| GIVEN EXERCISE |
Can you transcribe every line exactly and leave the pictures behind?

| DATA SECTION |
========================================================================
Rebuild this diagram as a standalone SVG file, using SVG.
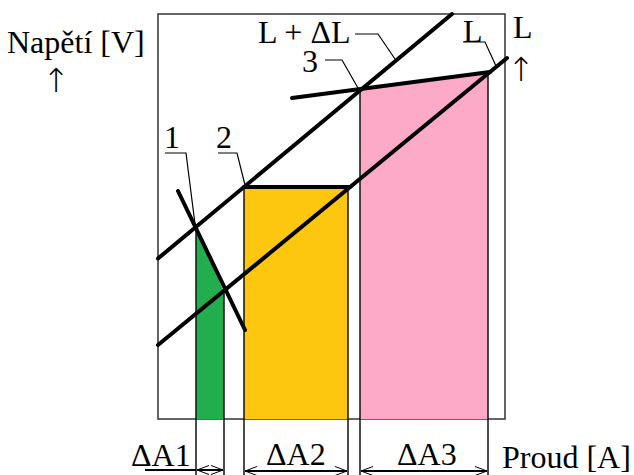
<svg xmlns="http://www.w3.org/2000/svg" width="634" height="475" viewBox="0 0 634 475">
<style>
text{font-family:"Liberation Serif","Times New Roman",serif;font-size:32px;fill:#000}
text.arr{font-family:"DejaVu Sans","DejaVu Serif",sans-serif;font-weight:200;font-size:33px;text-anchor:middle}
.thick{stroke:#000;stroke-width:4;fill:none;stroke-linecap:round}
.thin{stroke:#000;stroke-width:1.2;fill:none}
.ext{stroke:#111;stroke-width:1.5;fill:none}
.dim{stroke:#000;stroke-width:2;fill:none}
</style>
<defs>
<marker id="ah" viewBox="0 0 12 10" refX="12" refY="5" markerWidth="12" markerHeight="10" markerUnits="userSpaceOnUse" orient="auto-start-reverse">
<path d="M0,0.5 L12,5 L0,9.5" fill="none" stroke="#000" stroke-width="1"/>
</marker>
</defs>
<rect width="634" height="475" fill="#fff"/>
<g id="frame"><rect x="158" y="14" width="347" height="405" fill="none" stroke="#333" stroke-width="1.5"/></g>
<g id="areas">
<polygon id="area1" points="196,228 224,292 224,419 196,419" fill="#22AE4C"/>
<rect id="area2" x="244" y="187" width="104" height="232" fill="#FDC70F"/>
<polygon id="area3" points="360,89.5 488,72 488,419 360,419" fill="#FCAAC8"/>
</g>
<g id="connectors">
<line class="thick" x1="158" y1="258.5" x2="452" y2="14"/>
<line class="thick" x1="158" y1="345" x2="507" y2="58"/>
<line class="thick" x1="178" y1="191" x2="245" y2="330"/>
<line class="thick" x1="244" y1="187" x2="350" y2="187"/>
<line class="thick" x1="292" y1="98" x2="490" y2="72"/>
<polyline class="thin" points="165,153 186,153 195,224"/>
<polyline class="thin" points="218,153 237,153 245,185"/>
<polyline class="thin" points="355,34 378,34 395,59"/>
<polyline class="thin" points="325,60 342,60 358,88"/>
<polyline class="thin" points="463,42 485,42 496,66"/>
<line class="ext" x1="196" y1="228" x2="196" y2="475"/>
<line class="ext" x1="224" y1="292" x2="224" y2="475"/>
<line class="ext" x1="244" y1="187" x2="244" y2="475"/>
<line class="ext" x1="348" y1="187" x2="348" y2="475"/>
<line class="ext" x1="360" y1="89" x2="360" y2="475"/>
<line class="ext" x1="488" y1="72" x2="488" y2="475"/>
<line class="dim" x1="145" y1="470" x2="196" y2="470"/>
<line class="dim" x1="197" y1="470" x2="223" y2="470" marker-start="url(#ah)" marker-end="url(#ah)"/>
<line class="dim" x1="245" y1="471" x2="347" y2="471" marker-start="url(#ah)" marker-end="url(#ah)"/>
<line class="dim" x1="361" y1="471" x2="487" y2="471" marker-start="url(#ah)" marker-end="url(#ah)"/>
</g>
<g id="labels">
<text x="7" y="53">Napětí [V]</text>
<text class="arr" x="56" y="92">↑</text>
<text x="513" y="38">L</text>
<text class="arr" x="521" y="81">↑</text>
<text x="258" y="43">L + ΔL</text>
<text x="302" y="72">3</text>
<text x="463" y="42">L</text>
<text x="164" y="148">1</text>
<text x="216" y="148">2</text>
<text x="131" y="466">ΔA1</text>
<text x="266" y="465">ΔA2</text>
<text x="397" y="465">ΔA3</text>
<text x="502" y="468">Proud [A]</text>
</g>
</svg>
========================================================================
| EXERCISE SOLUTION |
Rebuild this diagram as a standalone SVG file, using SVG.
<svg xmlns="http://www.w3.org/2000/svg" width="634" height="475" viewBox="0 0 634 475">
<style>
text{font-family:"Liberation Serif","Times New Roman",serif;font-size:32px;fill:#000}
text.arr{font-family:"DejaVu Sans","DejaVu Serif",sans-serif;font-weight:200;font-size:33px;text-anchor:middle}
.thick{stroke:#000;stroke-width:4;fill:none;stroke-linecap:round}
.thin{stroke:#000;stroke-width:1.2;fill:none}
.ext{stroke:#111;stroke-width:1.5;fill:none}
.dim{stroke:#000;stroke-width:2;fill:none}
</style>
<defs>
<marker id="ah" viewBox="0 0 12 10" refX="12" refY="5" markerWidth="12" markerHeight="10" markerUnits="userSpaceOnUse" orient="auto-start-reverse">
<path d="M0,0.5 L12,5 L0,9.5" fill="none" stroke="#000" stroke-width="1"/>
</marker>
</defs>
<rect width="634" height="475" fill="#fff"/>
<g id="frame"><rect x="158" y="14" width="347" height="405" fill="none" stroke="#333" stroke-width="1.5"/></g>
<g id="areas">
<polygon id="area1" points="196,228 224,292 224,419 196,419" fill="#22AE4C"/>
<rect id="area2" x="244" y="187" width="104" height="232" fill="#FDC70F"/>
<polygon id="area3" points="360,89.5 488,72 488,419 360,419" fill="#FCAAC8"/>
</g>
<g id="connectors">
<line class="thick" x1="158" y1="258.5" x2="452" y2="14"/>
<line class="thick" x1="158" y1="345" x2="507" y2="58"/>
<line class="thick" x1="178" y1="191" x2="245" y2="330"/>
<line class="thick" x1="244" y1="187" x2="350" y2="187"/>
<line class="thick" x1="292" y1="98" x2="490" y2="72"/>
<polyline class="thin" points="165,153 186,153 195,224"/>
<polyline class="thin" points="218,153 237,153 245,185"/>
<polyline class="thin" points="355,34 378,34 395,59"/>
<polyline class="thin" points="325,60 342,60 358,88"/>
<polyline class="thin" points="463,42 485,42 496,66"/>
<line class="ext" x1="196" y1="228" x2="196" y2="475"/>
<line class="ext" x1="224" y1="292" x2="224" y2="475"/>
<line class="ext" x1="244" y1="187" x2="244" y2="475"/>
<line class="ext" x1="348" y1="187" x2="348" y2="475"/>
<line class="ext" x1="360" y1="89" x2="360" y2="475"/>
<line class="ext" x1="488" y1="72" x2="488" y2="475"/>
<line class="dim" x1="145" y1="470" x2="196" y2="470"/>
<line class="dim" x1="197" y1="470" x2="223" y2="470" marker-start="url(#ah)" marker-end="url(#ah)"/>
<line class="dim" x1="245" y1="471" x2="347" y2="471" marker-start="url(#ah)" marker-end="url(#ah)"/>
<line class="dim" x1="361" y1="471" x2="487" y2="471" marker-start="url(#ah)" marker-end="url(#ah)"/>
</g>
<g id="labels">
<text x="7" y="53">Napětí [V]</text>
<text class="arr" x="56" y="92">↑</text>
<text x="513" y="38">L</text>
<text class="arr" x="521" y="81">↑</text>
<text x="258" y="43">L + ΔL</text>
<text x="302" y="72">3</text>
<text x="463" y="42">L</text>
<text x="164" y="148">1</text>
<text x="216" y="148">2</text>
<text x="131" y="466">ΔA1</text>
<text x="266" y="465">ΔA2</text>
<text x="397" y="465">ΔA3</text>
<text x="502" y="468">Proud [A]</text>
</g>
</svg>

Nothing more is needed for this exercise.